--- Begin ---

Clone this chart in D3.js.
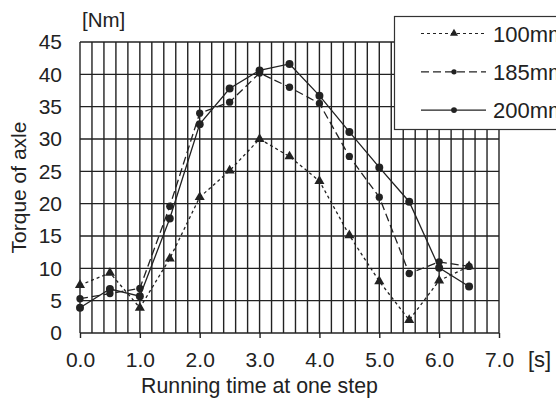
<!DOCTYPE html>
<html>
<head>
<meta charset="utf-8">
<script src="https://cdn.jsdelivr.net/npm/d3@7"></script>
<style>
  body { margin: 0; background: #fff; }
  text { font-family: "Liberation Sans", Arial, sans-serif; fill: #222; }
</style>
</head>
<body>
<svg id="chart" width="556" height="401"></svg>
<script>
const times = [0, 0.5, 1.0, 1.5, 2.0, 2.5, 3.0, 3.5, 4.0, 4.5, 5.0, 5.5, 6.0, 6.5];
const torque100 = [7.4, 9.3, 3.9, 11.5, 21.0, 25.1, 30.0, 27.3, 23.5, 15.1, 8.0, 2.0, 8.1, 10.3];
const torque185 = [5.3, 6.1, 6.9, 19.6, 34.0, 35.7, 40.2, 38.0, 35.5, 27.3, 21.0, 9.2, 11.0, 10.3];
const torque200 = [3.9, 6.8, 5.7, 17.7, 32.3, 37.8, 40.6, 41.6, 36.7, 31.1, 25.6, 20.3, 10.1, 7.2];
const seriesNames = ["100mm", "185mm", "200mm"];
const xTicks = [0, 1, 2, 3, 4, 5, 6, 7];
const yTicks = [0, 5, 10, 15, 20, 25, 30, 35, 40, 45];

const width = 556;
const height = 401;
const margin = { top: 42, right: 57, bottom: 68, left: 80 };
const ink = "#222";

const svg = d3.select("#chart");

const x = d3.scaleLinear().domain([0, 7]).range([margin.left, width - margin.right]);
const y = d3.scaleLinear().domain([0, 45]).range([height - margin.bottom, margin.top]);

// grid: vertical every 0.2 s, horizontal every 5 Nm
const grid = svg.append("g").attr("stroke", ink).attr("stroke-width", 1.4);
grid.selectAll(".vg")
  .data(d3.range(0, 36).map((i) => i * 0.2))
  .join("line")
  .attr("x1", (d) => x(d)).attr("x2", (d) => x(d))
  .attr("y1", y(0)).attr("y2", y(45));
grid.selectAll(".hg")
  .data(yTicks)
  .join("line")
  .attr("x1", x(0)).attr("x2", x(7))
  .attr("y1", (d) => y(d)).attr("y2", (d) => y(d));

// x axis with integer ticks below
svg.append("g")
  .attr("transform", `translate(0,${y(0)})`)
  .call(d3.axisBottom(x).tickValues(xTicks).tickSize(5).tickPadding(14).tickFormat(d3.format(".1f")))
  .call((g) => g.select(".domain").remove())
  .call((g) => g.selectAll("line").attr("stroke", ink).attr("stroke-width", 1.4))
  .call((g) => g.selectAll("text").attr("font-size", 21).attr("fill", "#222").attr("font-family", "Liberation Sans, Arial, sans-serif"));

// y axis labels
svg.append("g")
  .attr("transform", `translate(${x(0)},0)`)
  .call(d3.axisLeft(y).tickValues(yTicks).tickSize(0).tickPadding(18))
  .call((g) => g.select(".domain").remove())
  .call((g) => g.selectAll("text").attr("font-size", 21).attr("fill", "#222").attr("font-family", "Liberation Sans, Arial, sans-serif"));

// axis titles and units
svg.append("text").attr("x", 82).attr("y", 27).attr("font-size", 20.5).text("[Nm]");
svg.append("text").attr("x", 528).attr("y", 367).attr("font-size", 22).text("[s]");
svg.append("text")
  .attr("x", 259.5).attr("y", 393)
  .attr("text-anchor", "middle").attr("font-size", 21.3)
  .text("Running time at one step");
svg.append("text")
  .attr("transform", `translate(26,${(y(0) + y(45)) / 2}) rotate(-90)`)
  .attr("text-anchor", "middle").attr("font-size", 21)
  .text("Torque of axle");

const series = [
  { name: seriesNames[0], values: torque100, dash: "3,3", marker: "triangle" },
  { name: seriesNames[1], values: torque185, dash: "8,4", marker: "diamond" },
  { name: seriesNames[2], values: torque200, dash: null, marker: "circle" },
];

const symbolOf = (m, big) => {
  if (m === "triangle") return d3.symbol().type(d3.symbolTriangle).size(big ? 44 : 28)();
  if (m === "diamond") return d3.symbol().type(d3.symbolCircle).size(big ? 42 : 22)();
  return d3.symbol().type(d3.symbolCircle).size(big ? 50 : 26)();
};

const line = d3.line().x((d) => x(d[0])).y((d) => y(d[1]));

series.forEach((s) => {
  const pts = times.map((t, i) => [t, s.values[i]]);
  svg.append("path")
    .datum(pts)
    .attr("fill", "none")
    .attr("stroke", ink)
    .attr("stroke-width", 1.3)
    .attr("stroke-dasharray", s.dash)
    .attr("d", line);
  svg.append("g")
    .selectAll("path")
    .data(pts)
    .join("path")
    .attr("transform", (d) => `translate(${x(d[0])},${y(d[1])})`)
    .attr("d", symbolOf(s.marker, true))
    .attr("fill", ink);
});

// legend box, running off the right edge as in the original
const legend = svg.append("g");
legend.append("rect")
  .attr("x", 394.5).attr("y", 16.5)
  .attr("width", 200).attr("height", 113)
  .attr("fill", "#fff")
  .attr("stroke", "#333").attr("stroke-width", 1.2);

series.forEach((s, i) => {
  const ly = 33.5 + i * 38.3;
  legend.append("line")
    .attr("x1", 421).attr("x2", 486)
    .attr("y1", ly).attr("y2", ly)
    .attr("stroke", ink).attr("stroke-width", 1.2)
    .attr("stroke-dasharray", s.dash);
  legend.append("path")
    .attr("transform", `translate(454,${ly})`)
    .attr("d", symbolOf(s.marker, false))
    .attr("fill", ink);
  legend.append("text")
    .attr("x", 493).attr("y", ly + 8)
    .attr("font-size", 22).attr("fill", "#444")
    .text(s.name);
});
</script>
</body>
</html>
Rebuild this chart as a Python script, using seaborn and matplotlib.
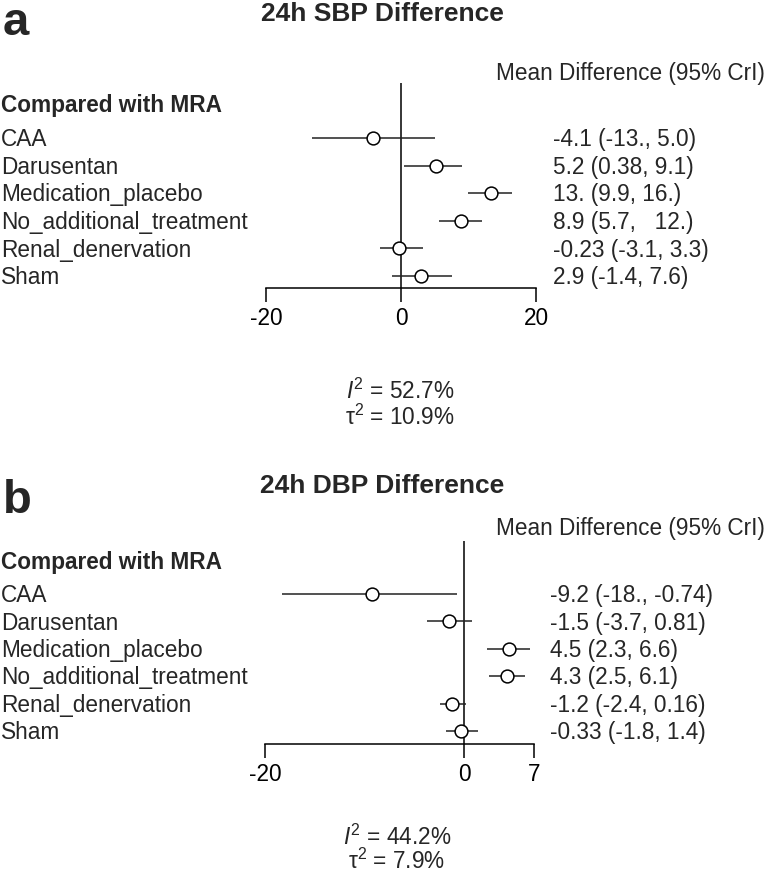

--- End ---

§ Given exercise
Find how many lines of the material carry the string "script". Only the number should be in the answer.

§ Solution below
4